Exercise task: Copy the listing below in full and skip every picture.

-- Supplied data start --

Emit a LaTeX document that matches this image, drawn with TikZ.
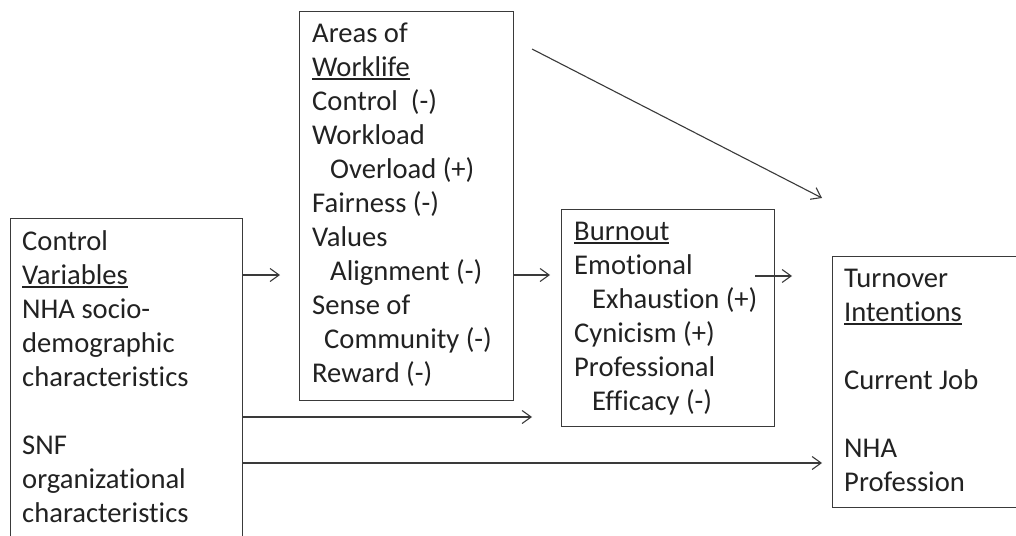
\documentclass[tikz,border=0pt]{standalone}
\usepackage{fontspec}
\setmainfont{Carlito}[Ligatures=NoCommon]
\usetikzlibrary{arrows.meta}
\definecolor{ink}{HTML}{222222}
\definecolor{linec}{HTML}{3A3A3A}
\newcommand\blk[1]{\vtop{\baselineskip=34pt\lineskiplimit=-1000pt\halign{##\hfil\cr #1\cr}}}
\newcommand\uln[1]{\setbox0\hbox{#1}\rlap{\rule[-4pt]{\wd0}{2pt}}\box0}
\newcommand\ind[1]{\kern#1pt}
\begin{document}
\begin{tikzpicture}[x=1pt,y=-1pt,
  box/.style={draw=linec, line width=1.3pt, rectangle, inner sep=0pt, anchor=north west},
  txt/.style={anchor=base west, inner sep=0pt, text=ink, font=\fontsize{28.6}{34}\selectfont},
  arr/.style={draw=linec, line width=1.1pt, -{Straight Barb[length=9pt,width=13pt,line width=1.1pt]}}]
\useasboundingbox (0,0) rectangle (1016,535);
\clip (0,0) rectangle (1016,535);
\fill[white] (0,0) rectangle (1016,535);
% boxes
\node[box, minimum width=232pt, minimum height=340pt] (ctrl) at (10,218) {};
\node[box, minimum width=214pt, minimum height=389pt] (areas) at (299,11) {};
\node[box, minimum width=213pt, minimum height=217pt] (burn) at (561,209) {};
\node[box, minimum width=200pt, minimum height=251pt] (turn) at (832,256) {};
% texts
\node[txt] (ctrlT) at (22,250) {\blk{Control\cr \uln{Variables}\cr NHA socio-\cr demographic\cr characteristics\cr \cr SNF\cr organizational\cr characteristics}};
\node[txt] (areasT) at (312,42) {\blk{Areas of\cr \uln{Worklife}\cr Control\ \ (-)\cr Workload\cr \ind{18}Overload (+)\cr Fairness (-)\cr Values\cr \ind{18}Alignment (-)\cr Sense of\cr \ind{12}Community (-)\cr Reward (-)}};
\node[txt] (burnT) at (574,240) {\blk{\uln{Burnout}\cr Emotional\cr \ind{18}Exhaustion (+)\cr Cynicism (+)\cr Professional\cr \ind{18}Efficacy (-)}};
\node[txt] (turnT) at (844,287) {\blk{Turnover\cr \uln{Intentions}\cr \cr Current Job\cr \cr NHA\cr Profession}};
% connector ends
\coordinate (a1) at (280,275);
\coordinate (a2) at (550,275);
\coordinate (a3) at (532,417);
\coordinate (a4) at (822,463);
\coordinate (s5) at (755,276);
\coordinate (a5) at (792,276);
\coordinate (s6) at (532,49);
\coordinate (a6) at (822,198);
% connectors
\draw[arr] (ctrl.east |- a1) -- (a1);
\draw[arr] (areas.east |- a2) -- (a2);
\draw[arr] (ctrl.east |- a3) -- (a3);
\draw[arr] (ctrl.east |- a4) -- (a4);
\draw[arr] (s5) -- (a5);
\draw[arr] (s6) -- (a6);
\end{tikzpicture}
\end{document}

-- Supplied data end --

Exercise response:
Emit a LaTeX document that matches this image, drawn with TikZ.
\documentclass[tikz,border=0pt]{standalone}
\usepackage{fontspec}
\setmainfont{Carlito}[Ligatures=NoCommon]
\usetikzlibrary{arrows.meta}
\definecolor{ink}{HTML}{222222}
\definecolor{linec}{HTML}{3A3A3A}
\newcommand\blk[1]{\vtop{\baselineskip=34pt\lineskiplimit=-1000pt\halign{##\hfil\cr #1\cr}}}
\newcommand\uln[1]{\setbox0\hbox{#1}\rlap{\rule[-4pt]{\wd0}{2pt}}\box0}
\newcommand\ind[1]{\kern#1pt}
\begin{document}
\begin{tikzpicture}[x=1pt,y=-1pt,
  box/.style={draw=linec, line width=1.3pt, rectangle, inner sep=0pt, anchor=north west},
  txt/.style={anchor=base west, inner sep=0pt, text=ink, font=\fontsize{28.6}{34}\selectfont},
  arr/.style={draw=linec, line width=1.1pt, -{Straight Barb[length=9pt,width=13pt,line width=1.1pt]}}]
\useasboundingbox (0,0) rectangle (1016,535);
\clip (0,0) rectangle (1016,535);
\fill[white] (0,0) rectangle (1016,535);
% boxes
\node[box, minimum width=232pt, minimum height=340pt] (ctrl) at (10,218) {};
\node[box, minimum width=214pt, minimum height=389pt] (areas) at (299,11) {};
\node[box, minimum width=213pt, minimum height=217pt] (burn) at (561,209) {};
\node[box, minimum width=200pt, minimum height=251pt] (turn) at (832,256) {};
% texts
\node[txt] (ctrlT) at (22,250) {\blk{Control\cr \uln{Variables}\cr NHA socio-\cr demographic\cr characteristics\cr \cr SNF\cr organizational\cr characteristics}};
\node[txt] (areasT) at (312,42) {\blk{Areas of\cr \uln{Worklife}\cr Control\ \ (-)\cr Workload\cr \ind{18}Overload (+)\cr Fairness (-)\cr Values\cr \ind{18}Alignment (-)\cr Sense of\cr \ind{12}Community (-)\cr Reward (-)}};
\node[txt] (burnT) at (574,240) {\blk{\uln{Burnout}\cr Emotional\cr \ind{18}Exhaustion (+)\cr Cynicism (+)\cr Professional\cr \ind{18}Efficacy (-)}};
\node[txt] (turnT) at (844,287) {\blk{Turnover\cr \uln{Intentions}\cr \cr Current Job\cr \cr NHA\cr Profession}};
% connector ends
\coordinate (a1) at (280,275);
\coordinate (a2) at (550,275);
\coordinate (a3) at (532,417);
\coordinate (a4) at (822,463);
\coordinate (s5) at (755,276);
\coordinate (a5) at (792,276);
\coordinate (s6) at (532,49);
\coordinate (a6) at (822,198);
% connectors
\draw[arr] (ctrl.east |- a1) -- (a1);
\draw[arr] (areas.east |- a2) -- (a2);
\draw[arr] (ctrl.east |- a3) -- (a3);
\draw[arr] (ctrl.east |- a4) -- (a4);
\draw[arr] (s5) -- (a5);
\draw[arr] (s6) -- (a6);
\end{tikzpicture}
\end{document}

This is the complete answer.